— Start —

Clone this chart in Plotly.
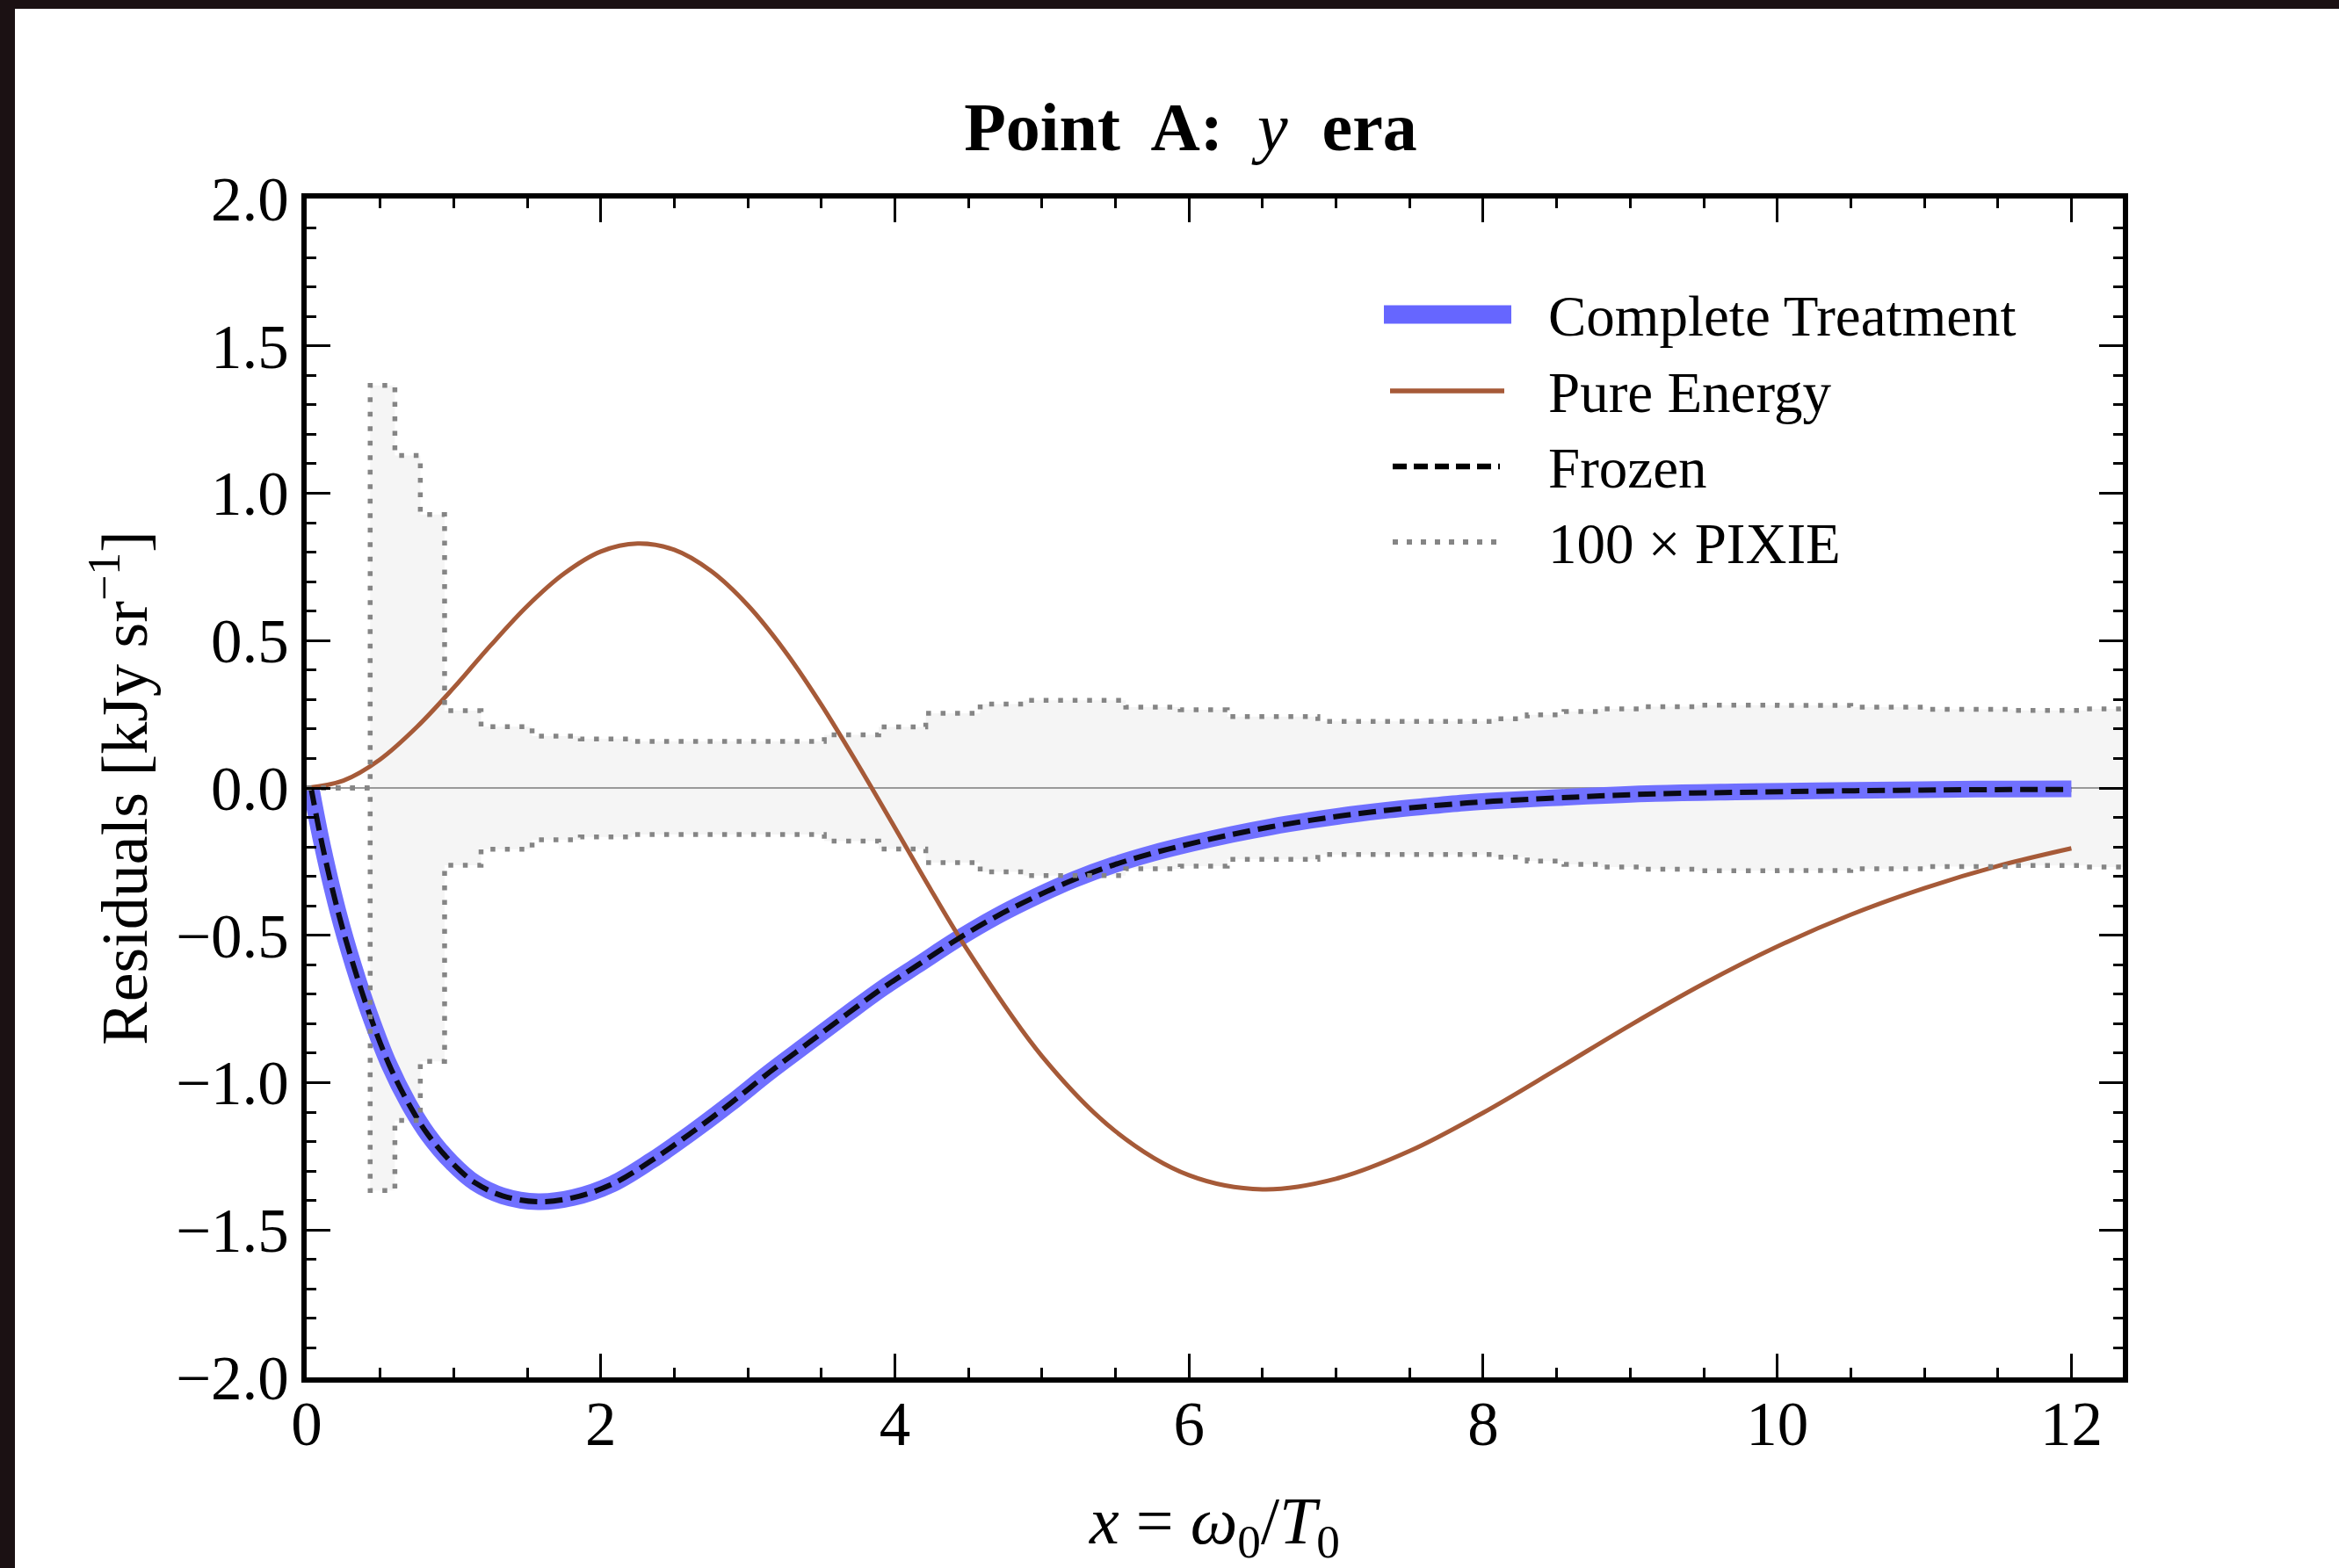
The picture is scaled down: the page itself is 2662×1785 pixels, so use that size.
import plotly.graph_objects as go

# ---------------- data ----------------
complete_x = [0.03, 0.106, 0.213, 0.32, 0.426, 0.56, 0.693, 0.826, 0.986, 1.146, 1.332, 1.573,
              1.813, 2.079, 2.346, 2.613, 2.88, 3.146, 3.413, 3.68, 3.92, 4.155, 4.422, 4.689,
              4.956, 5.222, 5.489, 5.756, 6.02, 6.289, 6.556, 6.822, 7.089, 7.356, 7.622, 7.889,
              8.07, 8.619, 9.168, 9.716, 10.265, 10.81, 11.36, 12.0]
complete_y = [0.0, -0.193, -0.419, -0.605, -0.765, -0.938, -1.071, -1.177, -1.271, -1.34, -1.384, -1.404,
              -1.39, -1.344, -1.264, -1.171, -1.071, -0.965, -0.865, -0.765, -0.678, -0.601, -0.514, -0.436,
              -0.369, -0.310, -0.261, -0.221, -0.188, -0.158, -0.132, -0.11, -0.091, -0.075, -0.062, -0.050,
              -0.044, -0.030, -0.019, -0.0135, -0.0096, -0.007, -0.004, -0.003]

frozen_x = complete_x
frozen_y = [0.0, -0.193, -0.419, -0.605, -0.765, -0.938, -1.071, -1.177, -1.271, -1.34, -1.384, -1.404,
            -1.39, -1.344, -1.264, -1.171, -1.071, -0.965, -0.865, -0.765, -0.678, -0.601, -0.514, -0.436,
            -0.369, -0.310, -0.261, -0.221, -0.188, -0.158, -0.132, -0.11, -0.091, -0.075, -0.062, -0.051,
            -0.045, -0.031, -0.020, -0.015, -0.011, -0.008, -0.006, -0.005]

energy_x = [0.0, 0.25, 0.5, 0.75, 1.0, 1.25, 1.5, 1.75, 2.0, 2.25, 2.5, 2.75, 3.0, 3.25, 3.5, 3.75,
            4.0, 4.25, 4.5, 5.0, 5.5, 6.0, 6.5, 7.0, 7.5, 8.0, 8.5, 9.0, 9.5, 10.0, 10.5, 11.0, 11.5, 12.0]
energy_y = [0.0, 0.025, 0.097, 0.207, 0.340, 0.483, 0.617, 0.727, 0.802, 0.829, 0.808, 0.736, 0.620,
            0.466, 0.282, 0.078, -0.135, -0.350, -0.555, -0.910, -1.165, -1.314, -1.362, -1.326, -1.232,
            -1.102, -0.955, -0.805, -0.664, -0.538, -0.430, -0.340, -0.265, -0.205]

pixie_x = [0.0, 0.432, 0.60, 0.773, 0.938, 1.186, 1.533, 1.861, 2.213, 3.52, 3.89, 4.21, 4.58, 4.875,
           5.57, 5.94, 6.26, 6.876, 8.07, 8.3, 8.55, 8.8, 9.1, 9.45, 10.0, 10.5, 11.0, 11.6, 12.1, 12.35]
pixie_err = [0.0, 1.366, 1.128, 0.928, 0.262, 0.208, 0.176, 0.166, 0.158, 0.180, 0.207, 0.253, 0.285, 0.297,
             0.274, 0.265, 0.242, 0.226, 0.235, 0.248, 0.259, 0.268, 0.276, 0.281, 0.280, 0.274, 0.267, 0.263,
             0.268, 0.270]
pixie_low = [-e for e in pixie_err]

x_range = [0, 12.35]
y_range = [-2.0, 2.0]
x_ticks = [0, 2, 4, 6, 8, 10, 12]
y_ticks = [-2.0, -1.5, -1.0, -0.5, 0.0, 0.5, 1.0, 1.5, 2.0]

legend_names = ["Complete Treatment", "Pure Energy", "Frozen", "100 \u00d7 PIXIE"]

# ---------------- layout geometry ----------------
W, H = 2662, 1785
L, R, T, B = 349, 246, 226, 217
PW, PH = W - L - R, H - T - B


def px_x(px):
    return (px - L) / PW


def px_y(py):
    return (H - B - py) / PH


FONT = "Liberation Serif"
BLUE = "#7070ff"
BROWN = "#a65a38"
GRAY = "#858585"

fig = go.Figure()

# band fill
fig.add_trace(go.Scatter(x=pixie_x, y=pixie_low, mode="lines", line=dict(width=0, shape="hv"),
                         hoverinfo="skip", showlegend=False))
fig.add_trace(go.Scatter(x=pixie_x, y=pixie_err, mode="lines", line=dict(width=0, shape="hv"),
                         fill="tonexty", fillcolor="#f5f5f5", hoverinfo="skip", showlegend=False))
# zero line
fig.add_trace(go.Scatter(x=x_range, y=[0, 0], mode="lines", line=dict(color="#9a9a9a", width=1.8),
                         hoverinfo="skip", showlegend=False))
# curves
fig.add_trace(go.Scatter(x=complete_x, y=complete_y, mode="lines", name=legend_names[0],
                         line=dict(color=BLUE, width=19, shape="spline"), showlegend=False))
fig.add_trace(go.Scatter(x=energy_x, y=energy_y, mode="lines", name=legend_names[1],
                         line=dict(color=BROWN, width=5, shape="spline"), showlegend=False))
fig.add_trace(go.Scatter(x=frozen_x, y=frozen_y, mode="lines", name=legend_names[2],
                         line=dict(color="#0a0a14", width=6, dash="20px,9px", shape="spline"),
                         showlegend=False))
# PIXIE dotted outlines on top
fig.add_trace(go.Scatter(x=pixie_x, y=pixie_err, mode="lines", name=legend_names[3],
                         line=dict(color=GRAY, width=5.5, dash="5.5px,11px", shape="hv"), showlegend=False))
fig.add_trace(go.Scatter(x=pixie_x, y=pixie_low, mode="lines", name=legend_names[3],
                         line=dict(color=GRAY, width=5.5, dash="5.5px,11px", shape="hv"), showlegend=False))

shapes = []
# dark screenshot border (top and left)
shapes.append(dict(type="rect", xref="paper", yref="paper", x0=px_x(-10), x1=px_x(W + 10),
                   y0=px_y(10), y1=px_y(-10), fillcolor="#1b1113", line=dict(width=0), layer="above"))
shapes.append(dict(type="rect", xref="paper", yref="paper", x0=px_x(-10), x1=px_x(17),
                   y0=px_y(H + 10), y1=px_y(-10), fillcolor="#1b1113", line=dict(width=0), layer="above"))

# manual legend
rows = [358, 445, 531, 617]
leg_styles = [
    dict(color="#6666ff", width=21, x0=1575, x1=1720, dash="solid"),
    dict(color=BROWN, width=5.5, x0=1582, x1=1712, dash="solid"),
    dict(color="#000000", width=6.5, x0=1585, x1=1707, dash="16px,8px"),
    dict(color=GRAY, width=6, x0=1585, x1=1707, dash="6px,10px"),
]
annotations = []
for ry, st, name in zip(rows, leg_styles, legend_names):
    shapes.append(dict(type="line", xref="paper", yref="paper", x0=px_x(st["x0"]), x1=px_x(st["x1"]),
                       y0=px_y(ry), y1=px_y(ry), line=dict(color=st["color"], width=st["width"], dash=st["dash"]),
                       layer="above"))
    annotations.append(dict(xref="paper", yref="paper", x=px_x(1760), y=px_y(ry + 2), text=name,
                            showarrow=False, xanchor="left", yanchor="middle",
                            font=dict(family=FONT, size=65, color="black")))

axis_common = dict(showline=True, linecolor="black", linewidth=6, mirror="allticks", ticks="inside",
                   tickcolor="black", tickwidth=3, ticklen=27, showgrid=False, zeroline=False,
                   tickfont=dict(family=FONT, size=71, color="black"), automargin=False)

fig.update_layout(
    width=W, height=H,
    margin=dict(l=L, r=R, t=T, b=B, pad=0),
    paper_bgcolor="white", plot_bgcolor="white",
    showlegend=False,
    title=dict(text="<b>Point\u00a0 A:\u00a0 </b><i>y</i><b>\u00a0 era</b>", xref="paper", x=px_x(1355),
               xanchor="center", yref="container", y=1 - 144 / H, yanchor="middle",
               font=dict(family=FONT, size=78, color="black")),
    xaxis=dict(range=x_range, tickvals=x_ticks, ticktext=[str(v) for v in x_ticks], ticklabelstandoff=-14,
               minor=dict(ticks="inside", dtick=0.5, ticklen=11, tickwidth=2.5, tickcolor="black", showgrid=False),
               title=dict(text="<i>x</i> = <i>\u03c9</i><sub>0</sub>/<i>T</i><sub>0</sub>", standoff=48,
                          font=dict(family=FONT, size=76, color="black")),
               **axis_common),
    yaxis=dict(range=y_range, tickvals=y_ticks, tickformat=".1f",
               minor=dict(ticks="inside", dtick=0.1, ticklen=11, tickwidth=2.5, tickcolor="black", showgrid=False),
               title=dict(text="Residuals [kJy sr<sup>\u22121</sup>]", standoff=10,
                          font=dict(family=FONT, size=74, color="black")),
               **axis_common),
    shapes=shapes,
    annotations=annotations,
)

fig.write_html("out.html")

— End —

> _What to do_
Transcribe, exactly and exclusively, the run of lines that opens with the line bearing "The picture is" and closes with the line bearing "import plotly.graph_objects as go".

> _Result below_
The picture is scaled down: the page itself is 2662×1785 pixels, so use that size.
import plotly.graph_objects as go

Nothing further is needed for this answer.